L’un des premiers obstacles à la méditation est justement le grand nombre de pensées. Lorsque, immobiles, nous méditons, les pensées se multiplient. « Tu ne devrais pas rester là immobile », « La méditation ne sert à rien », « Tiens, ça sent le café… La dernière fois que j’ai bu un café, c’était avec José, je me demande ce que devient José », « Oh je n’arrive pas à méditer, je suis nul !… » Toutes ces pensées ne font que développer l’activité mentale et nous éloignent de la vie. Celle qui vibre au-delà des opinions, au-delà des jugements, au-delà des a priori.

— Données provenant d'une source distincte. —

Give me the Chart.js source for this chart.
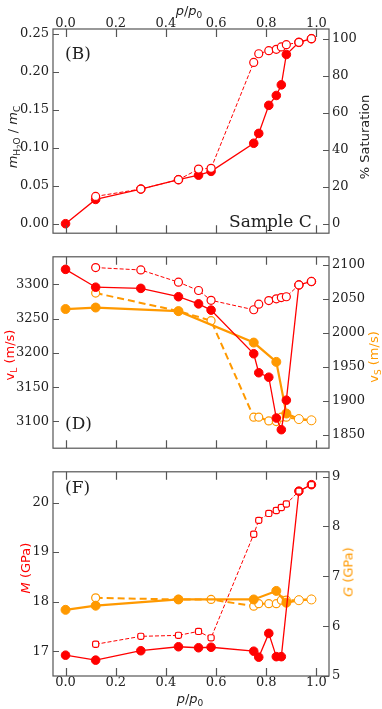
<!DOCTYPE html>
<html>
<head>
<meta charset="utf-8">
<script src="https://cdn.jsdelivr.net/npm/chart.js@4"></script>
<style>
  body { margin: 0; background: #fff; }
  #wrap { position: relative; width: 382px; height: 709px; overflow: hidden; }
  canvas { position: absolute; left: 0; }
  .lbl { position: absolute; white-space: nowrap; font-family: 'DejaVu Sans', sans-serif; font-size: 13px; line-height: 1; color: #222; transform: translate(-50%, -50%); }
  .rot { transform: translate(-50%, -50%) rotate(-90deg); }
  .serif { font-family: 'DejaVu Serif', serif; font-size: 17px; transform: translate(0, -50%); }
  sub { font-size: 9px; vertical-align: -3px; line-height: 0; }
  sub sub { font-size: 7px; vertical-align: -2px; }
</style>
</head>
<body>
<div id="wrap">
  <canvas id="topChart" width="382" height="245" style="top:0"></canvas>
  <canvas id="midChart" width="382" height="215" style="top:245px"></canvas>
  <canvas id="botChart" width="382" height="249" style="top:460px"></canvas>

  <div class="lbl" style="left:189px; top:10px"><i>p</i>/<i>p</i><sub>0</sub></div>
  <div class="lbl" style="left:190px; top:698px"><i>p</i>/<i>p</i><sub>0</sub></div>
  <div class="lbl rot" style="left:13px; top:137px"><i>m</i><sub>H<sub>2</sub>O</sub> / <i>m</i><sub>C</sub></div>
  <div class="lbl rot" style="left:364px; top:137px">% Saturation</div>
  <div class="lbl rot" style="left:9px; top:355px; color:#ff0000">v<sub>L</sub> (m/s)</div>
  <div class="lbl rot" style="left:373px; top:357px; color:#ff9900">v<sub>S</sub> (m/s)</div>
  <div class="lbl rot" style="left:25px; top:568px; color:#ff0000"><i>M</i> (GPa)</div>
  <div class="lbl rot" style="left:348px; top:572px; color:#ff9900"><i>G</i> (GPa)</div>

  <div class="lbl serif" style="left:65px; top:53px">(B)</div>
  <div class="lbl serif" style="left:65px; top:423px">(D)</div>
  <div class="lbl serif" style="left:65px; top:487px">(F)</div>
  <div class="lbl serif" style="left:229px; top:221px">Sample C</div>
</div>

<script>
// relative pressure points
const pAll = [0, 0.12, 0.30, 0.45, 0.53, 0.58, 0.75, 0.77, 0.81, 0.84, 0.86, 0.88, 0.93, 0.98];
const pDes = [0.12, 0.30, 0.45, 0.53, 0.58, 0.75, 0.77, 0.81, 0.84, 0.86, 0.88, 0.93, 0.98];
const pShearAds = [0, 0.12, 0.45, 0.75, 0.84, 0.88, 0.93, 0.98];
const pShearDes = [0.12, 0.45, 0.58, 0.75, 0.77, 0.81, 0.84, 0.86, 0.88, 0.93, 0.98];
const pModAds = [0, 0.12, 0.30, 0.45, 0.53, 0.58, 0.75, 0.77, 0.81, 0.84, 0.86, 0.93, 0.98];

// (B) mass ratio
const massAds = [0, 0.032, 0.0457, 0.058, 0.064, 0.069, 0.106, 0.119, 0.156, 0.169, 0.183, 0.223, 0.239, 0.2438];
const massDes = [0.036, 0.0457, 0.058, 0.072, 0.073, 0.2126, 0.224, 0.228, 0.2298, 0.233, 0.236, 0.239, 0.2438];

// (D) velocities
const vLAds = [3321.7, 3295.7, 3294, 3281.8, 3271.4, 3262.3, 3198.7, 3171, 3164.5, 3105, 3088, 3131, 3299, 3304];
const vLDes = [3324.3, 3320.8, 3303, 3290.9, 3276.6, 3262.8, 3271, 3276.2, 3278.8, 3280.5, 3281.8, 3299, 3304];
const vSAds = [2035, 2037.2, 2031.9, 1985.7, 1957.3, 1881.4, 1873.2, 1871.4];
const vSDes = [2058.5, 2032, 2017.9, 1876, 1876, 1870.5, 1869.6, 1876, 1876, 1873.2, 1871.4];

// (F) moduli
const mAds = [16.92, 16.82, 17.01, 17.09, 17.07, 17.08, 17.0, 16.88, 17.36, 16.89, 16.89, 20.23, 20.36];
const mDes = [17.14, 17.30, 17.32, 17.40, 17.27, 19.36, 19.64, 19.78, 19.84, 19.90, 19.97, 20.23, 20.36];
const gAds = [6.327, 6.41, 6.535, 6.535, 6.706, 6.47, 6.52, 6.535];
const gDes = [6.567, 6.535, 6.535, 6.40, 6.45, 6.45, 6.45, 6.52, 6.52, 6.52, 6.535];

const RED = '#ff0000';
const ORANGE = '#ff9900';
const tickFont = { family: "'DejaVu Serif', serif", size: 13 };

const pts = (xs, ys) => xs.map((x, i) => ({ x: x, y: ys[i] }));

function filled(color, xs, ys, width, yAxisID, r) {
  return {
    data: pts(xs, ys), yAxisID: yAxisID,
    borderColor: color, backgroundColor: color, borderWidth: width,
    pointRadius: r, pointBackgroundColor: color, pointBorderColor: color, pointBorderWidth: 1
  };
}
function open(color, xs, ys, width, dash, yAxisID, r, style) {
  return {
    data: pts(xs, ys), yAxisID: yAxisID,
    borderColor: color, backgroundColor: '#fff', borderWidth: width, borderDash: dash,
    pointRadius: r, pointStyle: style || 'circle',
    pointBackgroundColor: '#fff', pointBorderColor: color, pointBorderWidth: 1.2
  };
}

// frame plus inward tick marks on every side
const frameTicks = {
  id: 'frameTicks',
  afterDraw(chart) {
    const { ctx, chartArea: a, scales } = chart;
    ctx.save();
    ctx.strokeStyle = '#555';
    ctx.lineWidth = 1.2;
    ctx.strokeRect(a.left, a.top, a.right - a.left, a.bottom - a.top);
    ctx.beginPath();
    scales.x.ticks.forEach(t => {
      const px = Math.round(scales.x.getPixelForValue(t.value)) + 0.5;
      ctx.moveTo(px, a.top); ctx.lineTo(px, a.top + 8);
      ctx.moveTo(px, a.bottom); ctx.lineTo(px, a.bottom - 8);
    });
    scales.y.ticks.forEach(t => {
      const py = Math.round(scales.y.getPixelForValue(t.value)) + 0.5;
      ctx.moveTo(a.left, py); ctx.lineTo(a.left + 6, py);
    });
    scales.y2.ticks.forEach(t => {
      const py = Math.round(scales.y2.getPixelForValue(t.value)) + 0.5;
      ctx.moveTo(a.right, py); ctx.lineTo(a.right - 6, py);
    });
    ctx.stroke();
    ctx.restore();
  }
};

function yAxis(pos, min, max, step, digits) {
  return {
    type: 'linear', position: pos, min: min, max: max,
    ticks: {
      stepSize: step, includeBounds: false, autoSkip: false, padding: pos === 'left' ? 4 : 3,
      font: tickFont, color: '#222', callback: v => v.toFixed(digits)
    },
    grid: { display: false, drawTicks: false }, border: { display: false },
    afterFit: s => { s.width = 53; }
  };
}

function panel(id, datasets, xPos, xLabels, xHeight, xPad, left, right) {
  new Chart(document.getElementById(id), {
    type: 'line',
    data: { datasets: datasets },
    options: {
      responsive: false, animation: false,
      layout: { padding: 0 },
      plugins: { legend: { display: false }, tooltip: { enabled: false } },
      scales: {
        x: {
          type: 'linear', position: xPos, min: -0.05, max: 1.05,
          ticks: {
            display: xLabels, stepSize: 0.2, includeBounds: false, autoSkip: false, maxRotation: 0,
            padding: xPad, font: tickFont, color: '#222', callback: v => v.toFixed(1)
          },
          grid: { display: false, drawTicks: false }, border: { display: false },
          afterFit: s => { s.height = xHeight; }
        },
        y: left,
        y2: right
      }
    },
    plugins: [frameTicks]
  });
}

// (B)
panel('topChart', [
  open(RED, pDes, massDes, 1, [4, 2], 'y', 4),
  filled(RED, pAll, massAds, 1.3, 'y', 4.3)
], 'top', true, 29, -2,
  yAxis('left', -0.0125, 0.2566, 0.05, 2),
  yAxis('right', -5.1, 105.2, 20, 0));

// (D)
const vSAdsSet = filled(ORANGE, pShearAds, vSAds, 2.2, 'y2', 4.5);
vSAdsSet.pointBackgroundColor = pShearAds.map(p => p > 0.9 ? '#fff' : ORANGE);
panel('midChart', [
  open(RED, pDes, vLDes, 1, [4, 2], 'y', 4),
  filled(RED, pAll, vLAds, 1.3, 'y', 4.3),
  vSAdsSet,
  open(ORANGE, pShearDes, vSDes, 2, [7, 4], 'y2', 4)
], 'bottom', false, 0, 0,
  yAxis('left', 3061, 3340, 50, 0),
  yAxis('right', 1830.4, 2111.8, 50, 0));

// (F)
const gAdsSet = filled(ORANGE, pShearAds, gAds, 2.2, 'y2', 4.5);
gAdsSet.pointBackgroundColor = pShearAds.map(p => p > 0.9 ? '#fff' : ORANGE);
panel('botChart', [
  open(RED, pDes, mDes, 1, [4, 2], 'y', 3.6, 'rectRounded'),
  filled(RED, pModAds, mAds, 1.3, 'y', 4.3),
  gAdsSet,
  open(ORANGE, pShearDes, gDes, 2, [7, 4], 'y2', 4)
], 'bottom', true, 33, -1,
  yAxis('left', 16.5, 20.62, 1, 0),
  yAxis('right', 5, 9.095, 1, 0));
</script>
</body>
</html>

La méditation nous invite à accueillir ce qui est et à agir lorsque c’est possible. En nous entraînant à reconnaître nos pensées, nous pouvons nous connecter volontairement vers telle fréquence de pensée ou vers telle autre. Les pensées attirent l’énergie qui leur correspond. Si nous nous concentrons sur la santé, nous attirons la guérison. Si nous nous concentrons sur la gratitude, nous attirons l’abondance. Toutes les pensées ne vibrent pas à la même fréquence. Les pensées de peur, de haine, de colère vibrent bas ; les pensées d’amour, d’altruisme vibrent plus haut. Nous pouvons concentrer la direction de nos pensées. Ne pas subir les sources négatives, toxiques, même, les discussions à n’en plus finir, le journal télévisé et son lot de nouvelles intoxicantes. Et nous connecter sur ce qui fonctionne. En orientant nos pensées vers ce que nous voulons, nous créons le monde qui nous ressemble et dans lequel nous pouvons nous épanouir… Les pensées souvent précèdent les actes. Elles les orientent. Elles sont créatrices ! Lorsqu’elles sont choisies et orientées, alors oui, les pensées deviennent comestibles, elles sont même goûteuses, utiles, et délicatement parfumées !

Alors les pensées se mettent à cohabiter avec une action juste, aimante, alignée et fluide !

Je vous souhaite de pimenter votre vie de pensées légères comme celles qui, servies dans ce restaurant, m’ont inspiré cet article.